>>>
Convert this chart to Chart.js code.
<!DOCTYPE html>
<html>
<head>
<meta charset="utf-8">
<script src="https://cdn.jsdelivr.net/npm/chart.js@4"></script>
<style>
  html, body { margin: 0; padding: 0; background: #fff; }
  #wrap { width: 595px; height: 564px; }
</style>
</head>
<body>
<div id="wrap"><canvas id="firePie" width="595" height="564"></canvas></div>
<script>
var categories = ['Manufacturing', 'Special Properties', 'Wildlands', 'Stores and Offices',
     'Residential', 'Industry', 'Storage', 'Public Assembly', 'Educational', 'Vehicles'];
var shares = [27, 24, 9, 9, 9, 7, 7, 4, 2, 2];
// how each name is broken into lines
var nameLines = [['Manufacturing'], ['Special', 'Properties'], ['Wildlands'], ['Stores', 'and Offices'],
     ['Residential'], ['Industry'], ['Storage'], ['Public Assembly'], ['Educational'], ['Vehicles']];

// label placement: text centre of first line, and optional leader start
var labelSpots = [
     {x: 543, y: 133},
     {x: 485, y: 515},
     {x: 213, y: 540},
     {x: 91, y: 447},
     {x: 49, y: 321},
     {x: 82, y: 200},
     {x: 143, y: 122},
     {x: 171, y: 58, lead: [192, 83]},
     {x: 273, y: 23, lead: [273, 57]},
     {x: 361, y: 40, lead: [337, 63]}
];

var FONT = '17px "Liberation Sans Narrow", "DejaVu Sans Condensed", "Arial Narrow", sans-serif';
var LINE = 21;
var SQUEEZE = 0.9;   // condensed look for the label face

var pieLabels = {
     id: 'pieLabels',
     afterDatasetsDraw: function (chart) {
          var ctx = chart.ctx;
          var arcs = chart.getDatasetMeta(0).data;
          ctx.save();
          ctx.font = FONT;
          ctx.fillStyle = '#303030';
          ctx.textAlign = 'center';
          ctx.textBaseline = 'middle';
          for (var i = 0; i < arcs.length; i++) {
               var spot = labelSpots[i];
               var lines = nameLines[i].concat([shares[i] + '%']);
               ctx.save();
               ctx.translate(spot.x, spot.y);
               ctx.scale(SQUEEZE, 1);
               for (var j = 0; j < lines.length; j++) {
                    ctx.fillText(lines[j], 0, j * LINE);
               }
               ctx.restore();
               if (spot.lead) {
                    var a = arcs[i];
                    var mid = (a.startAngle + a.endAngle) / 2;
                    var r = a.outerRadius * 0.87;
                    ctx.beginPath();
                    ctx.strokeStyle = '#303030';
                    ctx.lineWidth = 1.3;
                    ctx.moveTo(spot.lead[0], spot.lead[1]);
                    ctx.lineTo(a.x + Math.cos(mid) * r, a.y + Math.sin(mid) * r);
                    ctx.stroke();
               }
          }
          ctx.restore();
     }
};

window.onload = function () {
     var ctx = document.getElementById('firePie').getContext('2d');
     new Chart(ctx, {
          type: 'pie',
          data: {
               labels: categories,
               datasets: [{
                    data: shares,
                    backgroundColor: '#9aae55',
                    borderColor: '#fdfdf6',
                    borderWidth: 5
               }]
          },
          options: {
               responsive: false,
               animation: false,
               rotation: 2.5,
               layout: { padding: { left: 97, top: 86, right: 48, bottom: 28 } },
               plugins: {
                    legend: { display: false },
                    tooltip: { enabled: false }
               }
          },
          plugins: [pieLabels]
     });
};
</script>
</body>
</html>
<<<
>>>
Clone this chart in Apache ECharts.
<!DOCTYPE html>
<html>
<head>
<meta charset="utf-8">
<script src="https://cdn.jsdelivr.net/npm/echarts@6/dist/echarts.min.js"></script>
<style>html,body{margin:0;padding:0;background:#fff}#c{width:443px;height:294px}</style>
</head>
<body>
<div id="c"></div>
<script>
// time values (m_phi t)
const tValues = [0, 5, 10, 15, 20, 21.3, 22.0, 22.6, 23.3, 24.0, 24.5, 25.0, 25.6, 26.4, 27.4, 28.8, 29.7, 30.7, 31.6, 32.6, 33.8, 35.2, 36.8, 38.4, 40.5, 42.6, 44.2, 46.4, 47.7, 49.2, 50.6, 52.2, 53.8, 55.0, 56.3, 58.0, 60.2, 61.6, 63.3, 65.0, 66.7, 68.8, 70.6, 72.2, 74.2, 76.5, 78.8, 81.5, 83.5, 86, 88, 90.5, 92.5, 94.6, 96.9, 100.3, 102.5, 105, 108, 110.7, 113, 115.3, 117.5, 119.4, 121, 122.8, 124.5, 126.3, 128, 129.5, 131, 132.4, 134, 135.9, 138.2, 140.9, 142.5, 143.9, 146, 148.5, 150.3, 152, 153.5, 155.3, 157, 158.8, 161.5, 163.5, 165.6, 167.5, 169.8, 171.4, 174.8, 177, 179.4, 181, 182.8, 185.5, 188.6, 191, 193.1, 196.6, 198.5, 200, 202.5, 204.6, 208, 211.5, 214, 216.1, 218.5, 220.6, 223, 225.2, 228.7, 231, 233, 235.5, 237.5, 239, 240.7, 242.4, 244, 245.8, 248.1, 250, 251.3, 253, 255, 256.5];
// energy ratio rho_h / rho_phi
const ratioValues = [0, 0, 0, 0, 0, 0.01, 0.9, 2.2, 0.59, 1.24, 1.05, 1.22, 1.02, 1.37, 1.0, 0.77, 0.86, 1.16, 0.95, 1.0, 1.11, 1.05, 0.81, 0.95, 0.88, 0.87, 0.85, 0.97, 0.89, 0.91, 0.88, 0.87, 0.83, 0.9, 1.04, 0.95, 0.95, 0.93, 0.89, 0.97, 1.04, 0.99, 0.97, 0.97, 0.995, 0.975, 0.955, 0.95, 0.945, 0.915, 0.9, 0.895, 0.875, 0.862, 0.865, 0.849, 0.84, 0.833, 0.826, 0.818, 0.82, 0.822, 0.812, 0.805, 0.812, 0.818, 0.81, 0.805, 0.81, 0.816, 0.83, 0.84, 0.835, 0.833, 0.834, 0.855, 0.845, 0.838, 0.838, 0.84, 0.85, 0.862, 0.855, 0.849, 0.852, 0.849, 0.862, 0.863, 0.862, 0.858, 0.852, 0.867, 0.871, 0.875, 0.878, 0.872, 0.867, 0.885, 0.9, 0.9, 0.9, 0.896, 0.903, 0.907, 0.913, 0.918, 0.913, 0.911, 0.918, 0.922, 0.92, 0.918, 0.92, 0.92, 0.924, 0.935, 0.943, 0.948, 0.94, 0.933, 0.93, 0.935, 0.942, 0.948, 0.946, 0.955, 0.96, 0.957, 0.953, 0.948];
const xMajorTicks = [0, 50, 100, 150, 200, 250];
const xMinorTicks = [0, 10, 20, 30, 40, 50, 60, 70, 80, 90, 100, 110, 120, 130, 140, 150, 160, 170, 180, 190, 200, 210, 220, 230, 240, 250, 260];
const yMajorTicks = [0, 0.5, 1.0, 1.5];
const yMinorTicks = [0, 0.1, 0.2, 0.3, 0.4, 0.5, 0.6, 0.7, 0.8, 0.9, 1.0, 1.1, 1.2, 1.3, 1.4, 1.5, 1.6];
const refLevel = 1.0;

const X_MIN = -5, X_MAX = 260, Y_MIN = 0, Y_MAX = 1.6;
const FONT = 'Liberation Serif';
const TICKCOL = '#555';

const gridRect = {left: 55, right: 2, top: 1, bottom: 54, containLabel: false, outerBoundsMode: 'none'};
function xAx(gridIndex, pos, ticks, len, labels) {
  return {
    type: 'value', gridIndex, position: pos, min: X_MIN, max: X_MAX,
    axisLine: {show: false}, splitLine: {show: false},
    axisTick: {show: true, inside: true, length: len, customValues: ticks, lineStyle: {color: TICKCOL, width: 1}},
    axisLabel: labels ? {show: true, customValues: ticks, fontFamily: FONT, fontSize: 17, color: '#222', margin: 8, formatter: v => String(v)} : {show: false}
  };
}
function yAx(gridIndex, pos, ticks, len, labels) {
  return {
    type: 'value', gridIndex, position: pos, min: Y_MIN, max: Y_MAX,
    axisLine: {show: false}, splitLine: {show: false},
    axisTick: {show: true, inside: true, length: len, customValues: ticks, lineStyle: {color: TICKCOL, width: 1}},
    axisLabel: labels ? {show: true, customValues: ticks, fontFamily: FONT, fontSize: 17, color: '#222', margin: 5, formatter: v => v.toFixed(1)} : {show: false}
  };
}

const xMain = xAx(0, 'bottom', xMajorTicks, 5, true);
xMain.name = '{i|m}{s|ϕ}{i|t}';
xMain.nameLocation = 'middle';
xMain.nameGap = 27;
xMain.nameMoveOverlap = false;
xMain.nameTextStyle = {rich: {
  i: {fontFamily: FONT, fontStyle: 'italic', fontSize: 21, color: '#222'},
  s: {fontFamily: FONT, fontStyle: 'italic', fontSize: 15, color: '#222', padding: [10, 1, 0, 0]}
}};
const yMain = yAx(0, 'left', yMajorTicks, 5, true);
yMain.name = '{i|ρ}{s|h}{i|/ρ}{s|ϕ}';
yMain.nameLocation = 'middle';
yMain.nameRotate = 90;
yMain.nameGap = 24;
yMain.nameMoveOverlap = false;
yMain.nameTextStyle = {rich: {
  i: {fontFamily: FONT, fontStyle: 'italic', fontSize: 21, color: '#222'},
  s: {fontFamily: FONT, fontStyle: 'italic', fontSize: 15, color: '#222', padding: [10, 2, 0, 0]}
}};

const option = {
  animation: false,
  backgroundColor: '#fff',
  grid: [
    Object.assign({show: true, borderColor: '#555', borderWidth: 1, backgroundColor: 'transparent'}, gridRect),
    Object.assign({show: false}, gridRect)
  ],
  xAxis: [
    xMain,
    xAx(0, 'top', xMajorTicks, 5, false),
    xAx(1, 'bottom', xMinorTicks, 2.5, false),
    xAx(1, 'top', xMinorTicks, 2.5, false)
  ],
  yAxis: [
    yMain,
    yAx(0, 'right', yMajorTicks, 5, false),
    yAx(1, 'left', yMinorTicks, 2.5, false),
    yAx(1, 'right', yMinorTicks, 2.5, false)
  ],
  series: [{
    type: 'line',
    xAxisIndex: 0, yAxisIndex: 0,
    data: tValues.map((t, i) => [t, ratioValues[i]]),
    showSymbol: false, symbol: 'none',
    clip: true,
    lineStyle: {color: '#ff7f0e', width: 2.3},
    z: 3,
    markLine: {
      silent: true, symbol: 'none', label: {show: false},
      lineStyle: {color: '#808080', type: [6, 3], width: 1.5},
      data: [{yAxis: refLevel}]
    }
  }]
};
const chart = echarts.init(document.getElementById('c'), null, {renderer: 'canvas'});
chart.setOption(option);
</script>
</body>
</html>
<<<
Set problem: Work out how many lines in the records above contain the word "this", and reply with that number alone.

Output of the task: 2